▸ **TASK REQUIREMENTS**: Copy the listing below in full and skip every picture.

▸ **DATA LINES**:
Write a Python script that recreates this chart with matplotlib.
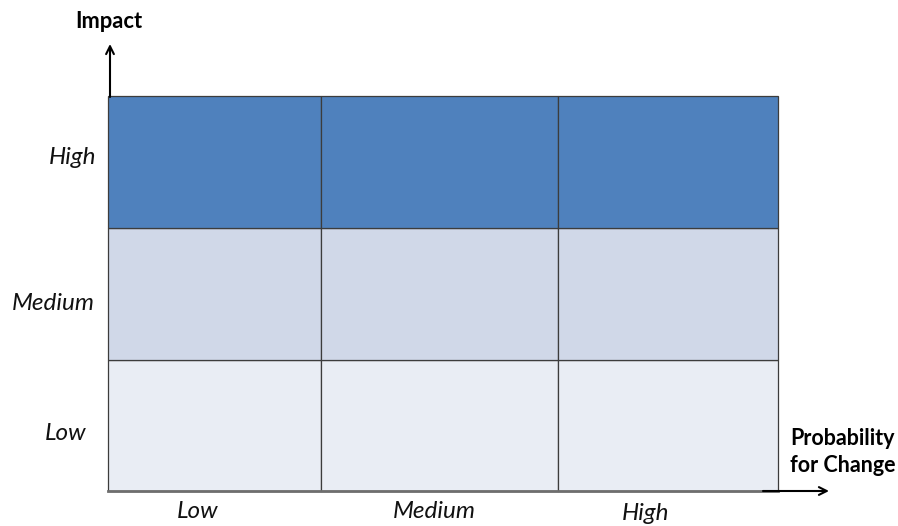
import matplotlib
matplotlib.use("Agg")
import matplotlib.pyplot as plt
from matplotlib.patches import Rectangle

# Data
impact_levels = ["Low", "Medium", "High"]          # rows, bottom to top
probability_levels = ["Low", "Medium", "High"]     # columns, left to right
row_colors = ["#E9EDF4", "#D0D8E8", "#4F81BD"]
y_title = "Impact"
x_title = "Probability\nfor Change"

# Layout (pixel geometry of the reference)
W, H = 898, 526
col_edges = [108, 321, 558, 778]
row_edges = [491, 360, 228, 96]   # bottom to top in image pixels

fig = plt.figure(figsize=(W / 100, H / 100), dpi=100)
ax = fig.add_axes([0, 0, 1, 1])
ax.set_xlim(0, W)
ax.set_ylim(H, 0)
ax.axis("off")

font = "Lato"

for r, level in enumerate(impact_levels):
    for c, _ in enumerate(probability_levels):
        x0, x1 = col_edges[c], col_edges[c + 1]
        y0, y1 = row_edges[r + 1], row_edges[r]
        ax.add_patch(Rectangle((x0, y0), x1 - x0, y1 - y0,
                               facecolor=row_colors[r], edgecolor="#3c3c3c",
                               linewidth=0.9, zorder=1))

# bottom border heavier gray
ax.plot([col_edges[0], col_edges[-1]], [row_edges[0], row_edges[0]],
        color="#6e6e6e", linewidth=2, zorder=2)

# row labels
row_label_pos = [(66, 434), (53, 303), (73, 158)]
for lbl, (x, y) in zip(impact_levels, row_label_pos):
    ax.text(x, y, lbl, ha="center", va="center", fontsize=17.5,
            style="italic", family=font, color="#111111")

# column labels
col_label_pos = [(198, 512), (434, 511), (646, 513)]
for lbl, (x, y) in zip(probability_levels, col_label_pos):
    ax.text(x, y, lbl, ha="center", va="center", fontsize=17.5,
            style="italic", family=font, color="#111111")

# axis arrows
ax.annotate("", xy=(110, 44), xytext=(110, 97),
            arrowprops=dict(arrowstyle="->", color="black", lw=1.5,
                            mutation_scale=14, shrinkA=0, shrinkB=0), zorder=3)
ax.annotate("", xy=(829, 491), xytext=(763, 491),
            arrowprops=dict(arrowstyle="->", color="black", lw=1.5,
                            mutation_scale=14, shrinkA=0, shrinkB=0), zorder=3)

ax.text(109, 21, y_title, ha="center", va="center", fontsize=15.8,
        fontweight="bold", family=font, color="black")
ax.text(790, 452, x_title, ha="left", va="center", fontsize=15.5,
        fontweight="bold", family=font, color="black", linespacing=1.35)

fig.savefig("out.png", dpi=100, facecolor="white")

▸ **RIGHT ANSWER**:
Write a Python script that recreates this chart with matplotlib.
import matplotlib
matplotlib.use("Agg")
import matplotlib.pyplot as plt
from matplotlib.patches import Rectangle

# Data
impact_levels = ["Low", "Medium", "High"]          # rows, bottom to top
probability_levels = ["Low", "Medium", "High"]     # columns, left to right
row_colors = ["#E9EDF4", "#D0D8E8", "#4F81BD"]
y_title = "Impact"
x_title = "Probability\nfor Change"

# Layout (pixel geometry of the reference)
W, H = 898, 526
col_edges = [108, 321, 558, 778]
row_edges = [491, 360, 228, 96]   # bottom to top in image pixels

fig = plt.figure(figsize=(W / 100, H / 100), dpi=100)
ax = fig.add_axes([0, 0, 1, 1])
ax.set_xlim(0, W)
ax.set_ylim(H, 0)
ax.axis("off")

font = "Lato"

for r, level in enumerate(impact_levels):
    for c, _ in enumerate(probability_levels):
        x0, x1 = col_edges[c], col_edges[c + 1]
        y0, y1 = row_edges[r + 1], row_edges[r]
        ax.add_patch(Rectangle((x0, y0), x1 - x0, y1 - y0,
                               facecolor=row_colors[r], edgecolor="#3c3c3c",
                               linewidth=0.9, zorder=1))

# bottom border heavier gray
ax.plot([col_edges[0], col_edges[-1]], [row_edges[0], row_edges[0]],
        color="#6e6e6e", linewidth=2, zorder=2)

# row labels
row_label_pos = [(66, 434), (53, 303), (73, 158)]
for lbl, (x, y) in zip(impact_levels, row_label_pos):
    ax.text(x, y, lbl, ha="center", va="center", fontsize=17.5,
            style="italic", family=font, color="#111111")

# column labels
col_label_pos = [(198, 512), (434, 511), (646, 513)]
for lbl, (x, y) in zip(probability_levels, col_label_pos):
    ax.text(x, y, lbl, ha="center", va="center", fontsize=17.5,
            style="italic", family=font, color="#111111")

# axis arrows
ax.annotate("", xy=(110, 44), xytext=(110, 97),
            arrowprops=dict(arrowstyle="->", color="black", lw=1.5,
                            mutation_scale=14, shrinkA=0, shrinkB=0), zorder=3)
ax.annotate("", xy=(829, 491), xytext=(763, 491),
            arrowprops=dict(arrowstyle="->", color="black", lw=1.5,
                            mutation_scale=14, shrinkA=0, shrinkB=0), zorder=3)

ax.text(109, 21, y_title, ha="center", va="center", fontsize=15.8,
        fontweight="bold", family=font, color="black")
ax.text(790, 452, x_title, ha="left", va="center", fontsize=15.5,
        fontweight="bold", family=font, color="black", linespacing=1.35)

fig.savefig("out.png", dpi=100, facecolor="white")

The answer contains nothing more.